Self-organized global control of carbon emissions
Zhenyuan Zhao, Dan Fenn, Pak Ming Hui, Neil F. Johnson

TL;DR
This paper analyzes how different control schemes influence global carbon emissions, revealing that self-organized free-market approaches can outperform top-down regulation in managing pollution peaks and market stability.
Contribution
It introduces a quantitative framework to compare control schemes and demonstrates the potential advantages of self-organized free-market strategies over traditional regulation.
Findings
Self-organized free-market control can reduce pollution peaks.
Self-organized control can lower market volatility.
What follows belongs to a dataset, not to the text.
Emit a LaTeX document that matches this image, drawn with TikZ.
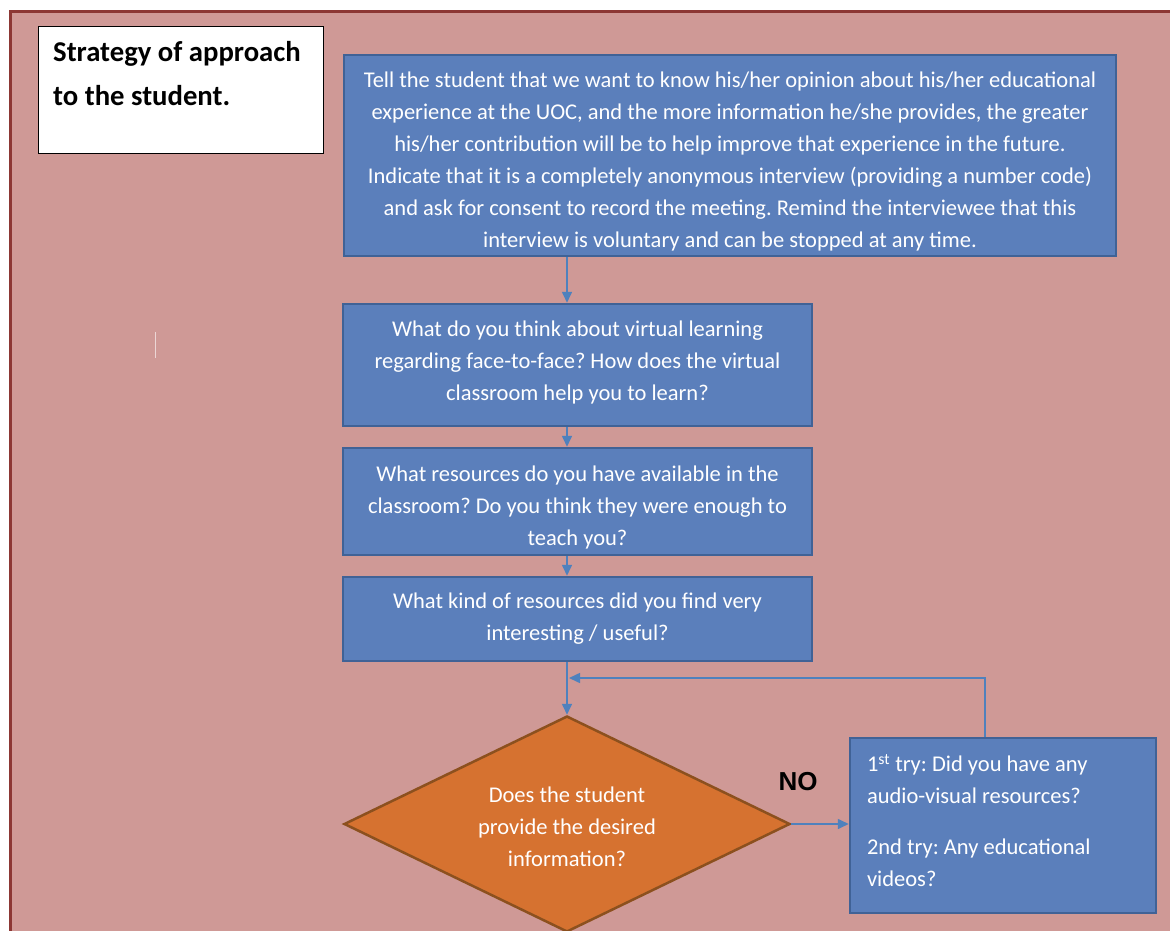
\documentclass[tikz,border=0pt]{standalone}
\usepackage{fontspec}
\setmainfont{Carlito}
\newfontfamily\nofont{Liberation Sans}
\usetikzlibrary{shapes.geometric,arrows.meta}

\definecolor{bgpink}{RGB}{207,153,150}
\definecolor{bgedge}{RGB}{140,55,52}
\definecolor{boxblue}{RGB}{91,127,187}
\definecolor{boxedge}{RGB}{64,98,150}
\definecolor{decorange}{RGB}{214,114,48}
\definecolor{decedge}{RGB}{140,80,30}
\definecolor{flowblue}{RGB}{79,129,189}

% nudge text inside a box: \uptop{n} lowers, \downbot{n} raises
\newcommand{\uptop}[1]{\rule{0pt}{#1}}
\newcommand{\downbot}[1]{\rule[-#1]{0pt}{0pt}}

\tikzset{
  qbox/.style={draw=boxedge, line width=2.5pt, fill=boxblue, text=white,
    align=center, inner sep=0pt, font=\fontsize{22.5}{32}\selectfont\frenchspacing},
  decision/.style={diamond, draw=decedge, line width=2.5pt, fill=decorange,
    text=white, align=center, inner sep=0pt, aspect=2,
    font=\fontsize{22.5}{32}\selectfont},
  titlebox/.style={draw=black, line width=1.2pt, fill=white},
  flow/.style={draw=flowblue, line width=1.6pt,
    -{Triangle[length=11pt,width=10pt]}}
}

\begin{document}
\begin{tikzpicture}[x=1pt,y=-1pt]
  \useasboundingbox (0,0) rectangle (1170,931);
  % page background
  \fill[bgpink] (10,12) rectangle (1175,935);
  \draw[bgedge, line width=3pt] (10,935) -- (10,12) -- (1175,12);
  \draw[white!60!bgpink, line width=1pt] (155,332) -- (155,358);

  % title
  \node[titlebox, anchor=north west, minimum width=285pt, minimum height=127pt] (head) at (38,26) {};
  \node[anchor=north west, align=left, inner sep=0pt, font=\fontsize{28.7}{44}\selectfont\bfseries]
    (headtext) at ([xshift=15pt,yshift=-15pt]head.north west)
    {Strategy of approach\\to the student.};

  % questions
  \node[qbox, minimum width=772pt, minimum height=201pt] (intro) at (730,155.5)
    {\uptop{27pt}Tell the student that we want to know his/her opinion about his/her educational\\
     experience at the UOC, and the more information he/she provides, the greater\\
     his/her contribution will be to help improve that experience in the future.\\
     Indicate that it is a completely anonymous interview (providing a number code)\\
     and ask for consent to record the meeting. Remind the interviewee that this\\
     interview is voluntary and can be stopped at any time.};
  \node[qbox, minimum width=469pt, minimum height=122pt] (virtual) at (577.5,365)
    {What do you think about virtual learning\\
     regarding face-to-face? How does the virtual\\
     classroom help you to learn?\downbot{8pt}};
  \node[qbox, minimum width=469pt, minimum height=107pt] (resources) at (577.5,501.5)
    {\uptop{27pt}What resources do you have available in the\\
     classroom? Do you think they were enough to\\
     teach you?};
  \node[qbox, minimum width=469pt, minimum height=84pt] (useful) at (577.5,619)
    {What kind of resources did you find very\\
     interesting / useful?};

  % decision and retry
  \node[decision, minimum width=446pt, minimum height=216pt] (answer) at (567,824)
    {\uptop{21pt}Does the student\\provide the desired\\information?};
  \node[qbox, align=flush left, text width=272pt, inner xsep=17pt, inner ysep=0pt,
        minimum height=175pt] (retry) at (1003,825.5)
    {1\textsuperscript{st} try: Did you have any\\
     audio-visual resources?\\[19pt]
     2nd try: Any educational\\
     videos?\downbot{10pt}};
  \node[font=\nofont\fontsize{26}{30}\selectfont\bfseries] (no) at (798,782) {NO};

  % connectors
  \coordinate (loop) at (985,678);
  \draw[flow] (intro.south -| answer.north) -- (virtual.north -| answer.north);
  \draw[flow] (virtual.south -| answer.north) -- (resources.north -| answer.north);
  \draw[flow] (resources.south -| answer.north) -- (useful.north -| answer.north);
  \draw[flow] (useful.south -| answer.north) -- (answer.north);
  \draw[flow] (answer.east) -- (answer.east -| retry.west);
  \draw[flow] (loop |- retry.north) -- (loop) -- ([xshift=2pt]loop -| answer.north);
\end{tikzpicture}
\end{document}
Trade-offs exist between emissions, health, economy, and stability.
Abstract
There is much disagreement concerning how best to control global carbon emissions. We explore quantitatively how different control schemes affect the collective emission dynamics of a population of emitting entities. We uncover a complex trade-off which arises between average emissions (affecting the global climate), peak pollution levels (affecting citizens' everyday health), industrial efficiency (affecting the nation's economy), frequency of institutional intervention (affecting governmental costs), common information (affecting trading behavior) and market volatility (affecting financial stability). Our findings predict that a self-organized free-market approach at the level of a sector, state, country or continent, can provide better control than a top-down regulated scheme in terms of market volatility and monthly pollution peaks.